**Goal**
Print nothing but the lines from the start of the listing below through the line that contains "const FONT = 'Liberation". Do not include the pictures.

**Data for this exercise**
☆ ☆ ☆

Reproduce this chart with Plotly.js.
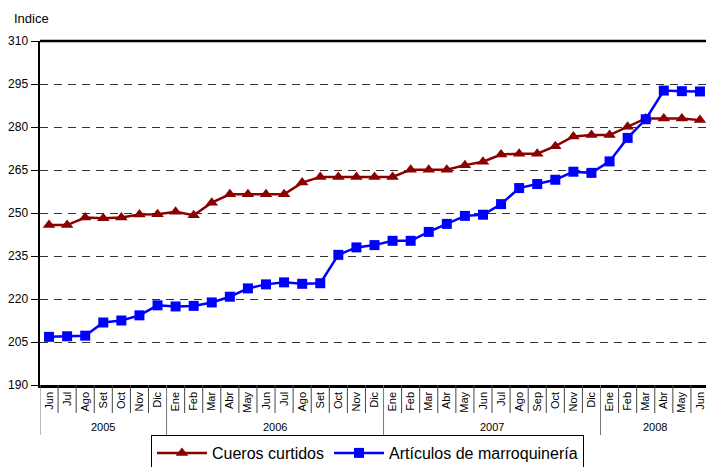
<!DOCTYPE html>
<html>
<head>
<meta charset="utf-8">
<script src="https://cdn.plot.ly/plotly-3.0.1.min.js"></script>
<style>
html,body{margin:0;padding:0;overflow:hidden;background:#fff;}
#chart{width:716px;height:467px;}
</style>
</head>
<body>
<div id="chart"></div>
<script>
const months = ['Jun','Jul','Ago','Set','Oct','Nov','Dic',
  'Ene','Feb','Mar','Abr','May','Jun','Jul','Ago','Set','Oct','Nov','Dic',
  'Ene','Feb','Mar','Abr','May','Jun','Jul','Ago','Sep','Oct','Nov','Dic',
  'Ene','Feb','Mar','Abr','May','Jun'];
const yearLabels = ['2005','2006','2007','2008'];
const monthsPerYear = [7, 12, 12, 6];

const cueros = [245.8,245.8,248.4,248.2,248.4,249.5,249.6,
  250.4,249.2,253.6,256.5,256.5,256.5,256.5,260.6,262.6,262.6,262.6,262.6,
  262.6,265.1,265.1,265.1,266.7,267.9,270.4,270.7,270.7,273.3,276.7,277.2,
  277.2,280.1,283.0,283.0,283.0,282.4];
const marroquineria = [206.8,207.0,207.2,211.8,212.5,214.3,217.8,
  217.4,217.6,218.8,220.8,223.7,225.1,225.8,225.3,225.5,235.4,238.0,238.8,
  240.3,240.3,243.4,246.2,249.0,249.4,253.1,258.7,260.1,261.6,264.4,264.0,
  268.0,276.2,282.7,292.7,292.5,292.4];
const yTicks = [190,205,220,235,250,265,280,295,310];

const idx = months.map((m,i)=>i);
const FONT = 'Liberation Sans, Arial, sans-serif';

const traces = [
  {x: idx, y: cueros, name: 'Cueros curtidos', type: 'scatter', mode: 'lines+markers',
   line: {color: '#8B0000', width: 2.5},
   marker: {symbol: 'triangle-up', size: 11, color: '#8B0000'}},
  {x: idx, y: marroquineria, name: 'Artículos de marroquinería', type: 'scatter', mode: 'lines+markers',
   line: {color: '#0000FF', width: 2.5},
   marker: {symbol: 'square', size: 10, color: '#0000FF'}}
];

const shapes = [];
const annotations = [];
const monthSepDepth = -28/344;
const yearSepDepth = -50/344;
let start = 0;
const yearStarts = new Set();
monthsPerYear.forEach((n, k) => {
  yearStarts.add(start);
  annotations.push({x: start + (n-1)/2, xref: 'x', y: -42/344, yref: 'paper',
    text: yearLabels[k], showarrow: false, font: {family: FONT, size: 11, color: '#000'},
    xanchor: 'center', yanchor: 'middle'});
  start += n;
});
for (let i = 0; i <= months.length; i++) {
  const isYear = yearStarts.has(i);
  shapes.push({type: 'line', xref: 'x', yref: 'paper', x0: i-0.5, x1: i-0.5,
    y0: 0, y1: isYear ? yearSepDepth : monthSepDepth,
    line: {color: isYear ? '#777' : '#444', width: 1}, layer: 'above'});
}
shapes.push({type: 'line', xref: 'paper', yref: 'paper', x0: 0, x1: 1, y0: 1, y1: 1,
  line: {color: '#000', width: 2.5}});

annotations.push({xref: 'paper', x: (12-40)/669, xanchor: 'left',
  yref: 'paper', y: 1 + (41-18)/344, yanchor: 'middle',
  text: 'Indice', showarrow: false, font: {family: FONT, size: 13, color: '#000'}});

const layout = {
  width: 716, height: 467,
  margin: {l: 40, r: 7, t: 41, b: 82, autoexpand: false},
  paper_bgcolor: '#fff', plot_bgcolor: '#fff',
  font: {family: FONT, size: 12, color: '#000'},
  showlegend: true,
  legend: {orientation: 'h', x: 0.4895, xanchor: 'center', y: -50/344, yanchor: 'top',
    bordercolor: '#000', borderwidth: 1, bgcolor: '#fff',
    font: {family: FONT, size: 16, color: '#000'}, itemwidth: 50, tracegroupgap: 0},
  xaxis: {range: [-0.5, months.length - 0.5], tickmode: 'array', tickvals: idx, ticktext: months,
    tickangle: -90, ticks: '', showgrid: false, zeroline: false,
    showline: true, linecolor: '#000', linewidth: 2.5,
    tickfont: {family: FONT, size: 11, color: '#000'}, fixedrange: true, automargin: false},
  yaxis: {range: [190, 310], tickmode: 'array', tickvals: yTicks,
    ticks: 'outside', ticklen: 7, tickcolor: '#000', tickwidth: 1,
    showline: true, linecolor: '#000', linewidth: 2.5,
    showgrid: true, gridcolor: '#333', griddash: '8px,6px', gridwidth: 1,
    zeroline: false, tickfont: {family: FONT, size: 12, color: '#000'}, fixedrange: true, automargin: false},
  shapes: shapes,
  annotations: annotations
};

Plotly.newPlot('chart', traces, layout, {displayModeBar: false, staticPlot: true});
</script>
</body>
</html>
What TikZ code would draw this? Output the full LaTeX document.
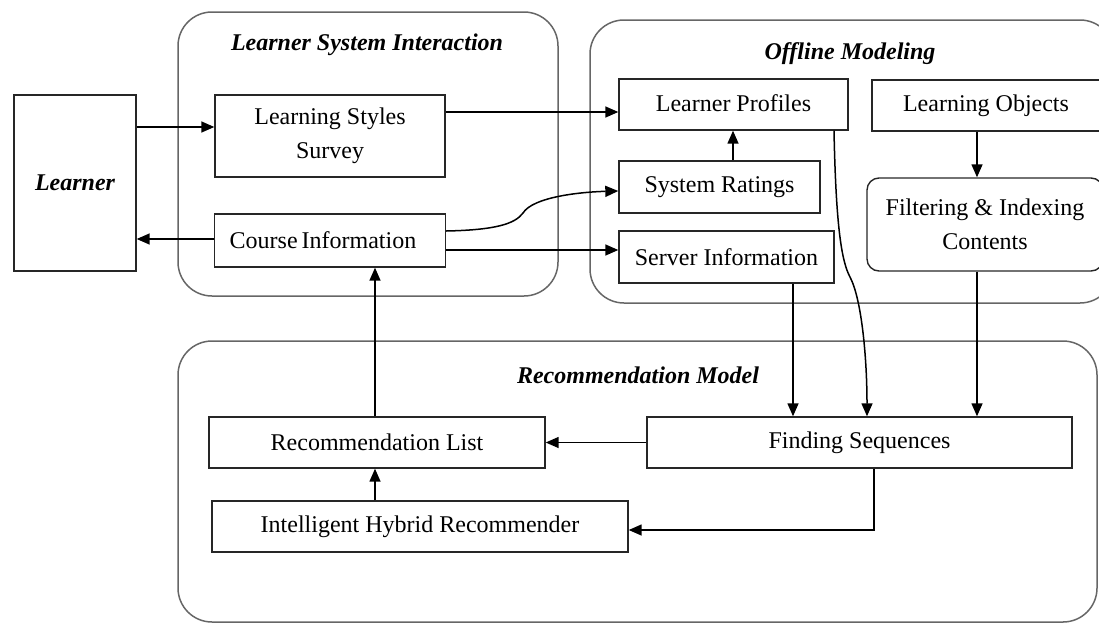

☆ ☆ ☆

**Answer to the exercise**
Reproduce this chart with Plotly.js.
<!DOCTYPE html>
<html>
<head>
<meta charset="utf-8">
<script src="https://cdn.plot.ly/plotly-3.0.1.min.js"></script>
<style>
html,body{margin:0;padding:0;overflow:hidden;background:#fff;}
#chart{width:716px;height:467px;}
</style>
</head>
<body>
<div id="chart"></div>
<script>
const months = ['Jun','Jul','Ago','Set','Oct','Nov','Dic',
  'Ene','Feb','Mar','Abr','May','Jun','Jul','Ago','Set','Oct','Nov','Dic',
  'Ene','Feb','Mar','Abr','May','Jun','Jul','Ago','Sep','Oct','Nov','Dic',
  'Ene','Feb','Mar','Abr','May','Jun'];
const yearLabels = ['2005','2006','2007','2008'];
const monthsPerYear = [7, 12, 12, 6];

const cueros = [245.8,245.8,248.4,248.2,248.4,249.5,249.6,
  250.4,249.2,253.6,256.5,256.5,256.5,256.5,260.6,262.6,262.6,262.6,262.6,
  262.6,265.1,265.1,265.1,266.7,267.9,270.4,270.7,270.7,273.3,276.7,277.2,
  277.2,280.1,283.0,283.0,283.0,282.4];
const marroquineria = [206.8,207.0,207.2,211.8,212.5,214.3,217.8,
  217.4,217.6,218.8,220.8,223.7,225.1,225.8,225.3,225.5,235.4,238.0,238.8,
  240.3,240.3,243.4,246.2,249.0,249.4,253.1,258.7,260.1,261.6,264.4,264.0,
  268.0,276.2,282.7,292.7,292.5,292.4];
const yTicks = [190,205,220,235,250,265,280,295,310];

const idx = months.map((m,i)=>i);
const FONT = 'Liberation Sans, Arial, sans-serif';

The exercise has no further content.